Leave out the images and repeat the listing below without a single change.

----------------

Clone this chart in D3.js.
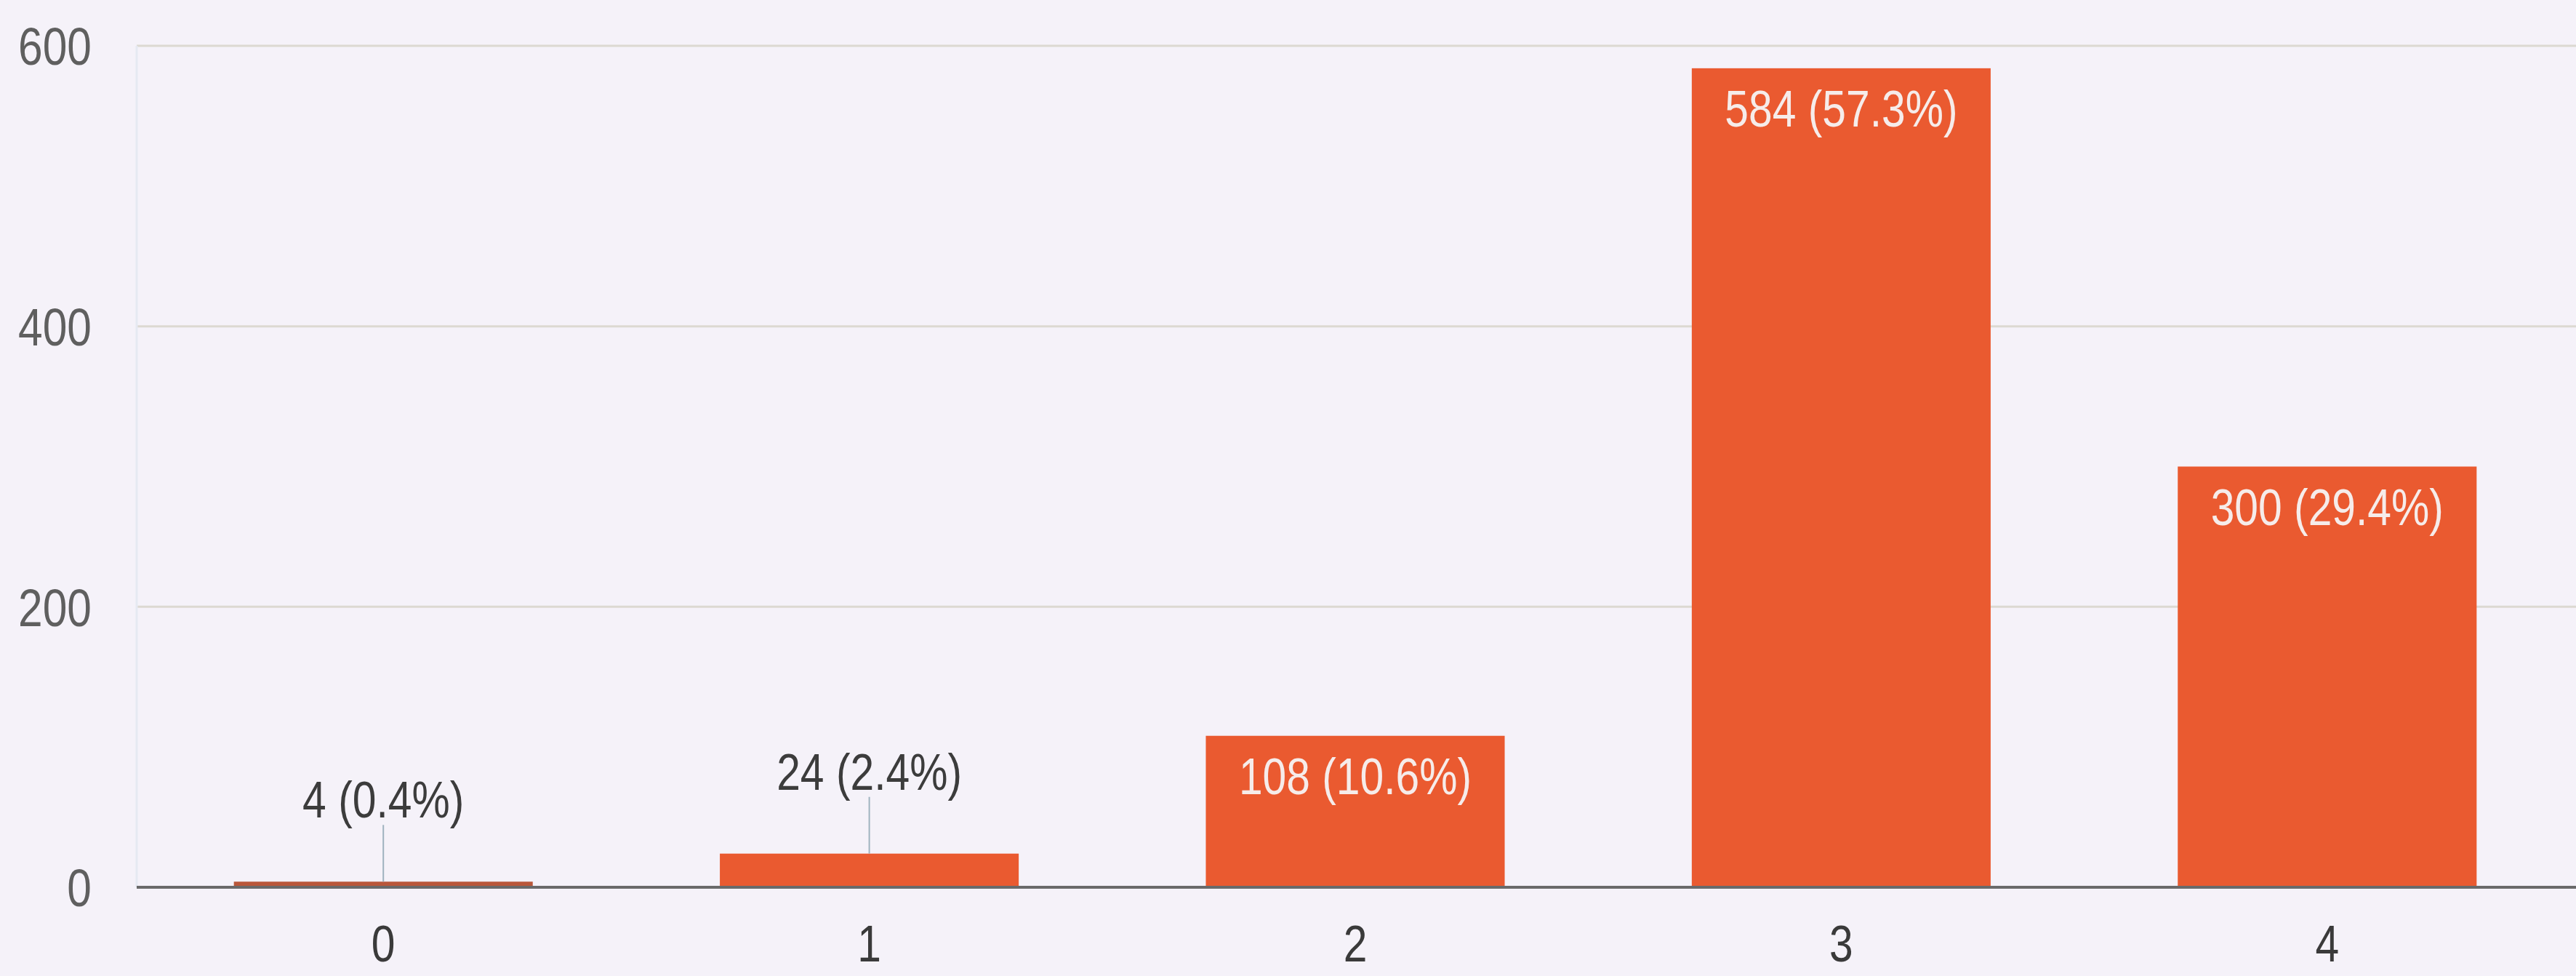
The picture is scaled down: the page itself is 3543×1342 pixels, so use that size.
<!DOCTYPE html>
<html>
<head>
<meta charset="utf-8">
<script src="https://cdn.jsdelivr.net/npm/d3@7"></script>
<style>
  html, body { margin: 0; padding: 0; background: #f5f2f9; }
  svg { display: block; }
  text { font-family: "Liberation Sans", Arial, sans-serif; }
</style>
</head>
<body>
<script>
// Chart data
const categories = ["0", "1", "2", "3", "4"];
const counts = [4, 24, 108, 584, 300];
const percents = ["0.4%", "2.4%", "10.6%", "57.3%", "29.4%"];
const yTicks = [0, 200, 400, 600];

// Layout
const width = 3543;
const height = 1342;
const margin = {top: 63, right: 3, bottom: 122, left: 188};
const squeeze = 0.84;                                   // narrow look of the scanned font

const data = categories.map((c, i) => ({cat: c, value: counts[i], pct: percents[i]}));

const svg = d3.select('body')
  .append('svg')
  .attr('width', width)
  .attr('height', height);

svg.append('rect')
  .attr('width', width)
  .attr('height', height)
  .attr('fill', '#f5f2f9');

// Scales
const xScale = d3.scaleBand()
  .domain(categories)
  .range([margin.left, width - margin.right])
  .paddingInner(0.385)
  .paddingOuter(0.2);

const yScale = d3.scaleLinear()
  .domain([0, 600])
  .range([height - margin.bottom, margin.top]);

// Gridlines
svg.append('g')
  .classed('grid', true)
  .selectAll('line')
  .data(yTicks.filter(d => d > 0))
  .join('line')
  .attr('x1', margin.left)
  .attr('x2', width)
  .attr('y1', d => yScale(d))
  .attr('y2', d => yScale(d))
  .attr('stroke', '#dcd9d2')
  .attr('stroke-width', 3);

// faint left edge of the plot
svg.append('line')
  .attr('x1', margin.left).attr('x2', margin.left)
  .attr('y1', yScale(600)).attr('y2', yScale(0))
  .attr('stroke', '#e6e9f2')
  .attr('stroke-width', 3);

// Y axis labels
const yAxis = d3.axisLeft(yScale)
  .tickValues(yTicks)
  .tickSize(0)
  .tickPadding(0)
  .tickFormat(d3.format('d'));

const gy = svg.append('g')
  .classed('axis y', true)
  .attr('transform', 'translate(' + 126 + ',0)')
  .call(yAxis);
gy.select('.domain').remove();
gy.selectAll('.tick text')
  .attr('x', 0)
  .attr('dy', '0.36em')
  .attr('font-size', 72)
  .attr('fill', '#5f5f5f')
  .attr('transform', 'scale(' + squeeze + ',1)');

// Bars
svg.append('g')
  .classed('bars', true)
  .selectAll('rect')
  .data(data)
  .join('rect')
  .attr('x', d => xScale(d.cat))
  .attr('y', d => yScale(d.value))
  .attr('width', xScale.bandwidth())
  .attr('height', d => yScale(0) - yScale(d.value))
  .attr('fill', d => d.value < 10 ? '#b9573a' : '#ea5a30');

// Baseline
svg.append('line')
  .attr('x1', margin.left)
  .attr('x2', width)
  .attr('y1', yScale(0))
  .attr('y2', yScale(0))
  .attr('stroke', '#6a6a6a')
  .attr('stroke-width', 4);

// X axis labels
const xAxis = d3.axisBottom(xScale)
  .tickSize(0)
  .tickPadding(0);

const gx = svg.append('g')
  .classed('axis x', true)
  .attr('transform', 'translate(0,' + 1322 + ')')
  .call(xAxis);
gx.select('.domain').remove();
gx.selectAll('.tick text')
  .attr('y', 0)
  .attr('dy', 0)
  .attr('font-size', 70)
  .attr('fill', '#3a3a3a')
  .attr('transform', 'scale(' + squeeze + ',1)');

// Value labels: inside the bar when it is tall enough, else above with a leader line
const inside = d => yScale(0) - yScale(d.value) > 120;
const cx = d => xScale(d.cat) + xScale.bandwidth() / 2;

const labels = svg.append('g').classed('labels', true);

labels.selectAll('line')
  .data(data.filter(d => !inside(d)))
  .join('line')
  .attr('x1', cx)
  .attr('x2', cx)
  .attr('y1', d => yScale(d.value) - 78)
  .attr('y2', d => yScale(d.value))
  .attr('stroke', '#9fb3bf')
  .attr('stroke-width', 2);

labels.selectAll('text')
  .data(data)
  .join('text')
  .attr('transform', d => 'translate(' + cx(d) + ',' + (inside(d) ? yScale(d.value) + 80 : yScale(d.value) - 88) + ') scale(' + squeeze + ',1)')
  .attr('text-anchor', 'middle')
  .attr('font-size', 70)
  .attr('fill', d => inside(d) ? '#f6ecea' : '#3c3c3c')
  .text(d => d.value + ' (' + d.pct + ')');
</script>
</body>
</html>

----------------

▸ **SOLUTION FOR THIS EXERCISE**
Clone this chart in D3.js.
The picture is scaled down: the page itself is 3543×1342 pixels, so use that size.
<!DOCTYPE html>
<html>
<head>
<meta charset="utf-8">
<script src="https://cdn.jsdelivr.net/npm/d3@7"></script>
<style>
  html, body { margin: 0; padding: 0; background: #f5f2f9; }
  svg { display: block; }
  text { font-family: "Liberation Sans", Arial, sans-serif; }
</style>
</head>
<body>
<script>
// Chart data
const categories = ["0", "1", "2", "3", "4"];
const counts = [4, 24, 108, 584, 300];
const percents = ["0.4%", "2.4%", "10.6%", "57.3%", "29.4%"];
const yTicks = [0, 200, 400, 600];

// Layout
const width = 3543;
const height = 1342;
const margin = {top: 63, right: 3, bottom: 122, left: 188};
const squeeze = 0.84;                                   // narrow look of the scanned font

const data = categories.map((c, i) => ({cat: c, value: counts[i], pct: percents[i]}));

const svg = d3.select('body')
  .append('svg')
  .attr('width', width)
  .attr('height', height);

svg.append('rect')
  .attr('width', width)
  .attr('height', height)
  .attr('fill', '#f5f2f9');

// Scales
const xScale = d3.scaleBand()
  .domain(categories)
  .range([margin.left, width - margin.right])
  .paddingInner(0.385)
  .paddingOuter(0.2);

const yScale = d3.scaleLinear()
  .domain([0, 600])
  .range([height - margin.bottom, margin.top]);

// Gridlines
svg.append('g')
  .classed('grid', true)
  .selectAll('line')
  .data(yTicks.filter(d => d > 0))
  .join('line')
  .attr('x1', margin.left)
  .attr('x2', width)
  .attr('y1', d => yScale(d))
  .attr('y2', d => yScale(d))
  .attr('stroke', '#dcd9d2')
  .attr('stroke-width', 3);

// faint left edge of the plot
svg.append('line')
  .attr('x1', margin.left).attr('x2', margin.left)
  .attr('y1', yScale(600)).attr('y2', yScale(0))
  .attr('stroke', '#e6e9f2')
  .attr('stroke-width', 3);

// Y axis labels
const yAxis = d3.axisLeft(yScale)
  .tickValues(yTicks)
  .tickSize(0)
  .tickPadding(0)
  .tickFormat(d3.format('d'));

const gy = svg.append('g')
  .classed('axis y', true)
  .attr('transform', 'translate(' + 126 + ',0)')
  .call(yAxis);
gy.select('.domain').remove();
gy.selectAll('.tick text')
  .attr('x', 0)
  .attr('dy', '0.36em')
  .attr('font-size', 72)
  .attr('fill', '#5f5f5f')
  .attr('transform', 'scale(' + squeeze + ',1)');

// Bars
svg.append('g')
  .classed('bars', true)
  .selectAll('rect')
  .data(data)
  .join('rect')
  .attr('x', d => xScale(d.cat))
  .attr('y', d => yScale(d.value))
  .attr('width', xScale.bandwidth())
  .attr('height', d => yScale(0) - yScale(d.value))
  .attr('fill', d => d.value < 10 ? '#b9573a' : '#ea5a30');

// Baseline
svg.append('line')
  .attr('x1', margin.left)
  .attr('x2', width)
  .attr('y1', yScale(0))
  .attr('y2', yScale(0))
  .attr('stroke', '#6a6a6a')
  .attr('stroke-width', 4);

// X axis labels
const xAxis = d3.axisBottom(xScale)
  .tickSize(0)
  .tickPadding(0);

const gx = svg.append('g')
  .classed('axis x', true)
  .attr('transform', 'translate(0,' + 1322 + ')')
  .call(xAxis);
gx.select('.domain').remove();
gx.selectAll('.tick text')
  .attr('y', 0)
  .attr('dy', 0)
  .attr('font-size', 70)
  .attr('fill', '#3a3a3a')
  .attr('transform', 'scale(' + squeeze + ',1)');

// Value labels: inside the bar when it is tall enough, else above with a leader line
const inside = d => yScale(0) - yScale(d.value) > 120;
const cx = d => xScale(d.cat) + xScale.bandwidth() / 2;

const labels = svg.append('g').classed('labels', true);

labels.selectAll('line')
  .data(data.filter(d => !inside(d)))
  .join('line')
  .attr('x1', cx)
  .attr('x2', cx)
  .attr('y1', d => yScale(d.value) - 78)
  .attr('y2', d => yScale(d.value))
  .attr('stroke', '#9fb3bf')
  .attr('stroke-width', 2);

labels.selectAll('text')
  .data(data)
  .join('text')
  .attr('transform', d => 'translate(' + cx(d) + ',' + (inside(d) ? yScale(d.value) + 80 : yScale(d.value) - 88) + ') scale(' + squeeze + ',1)')
  .attr('text-anchor', 'middle')
  .attr('font-size', 70)
  .attr('fill', d => inside(d) ? '#f6ecea' : '#3c3c3c')
  .text(d => d.value + ' (' + d.pct + ')');
</script>
</body>
</html>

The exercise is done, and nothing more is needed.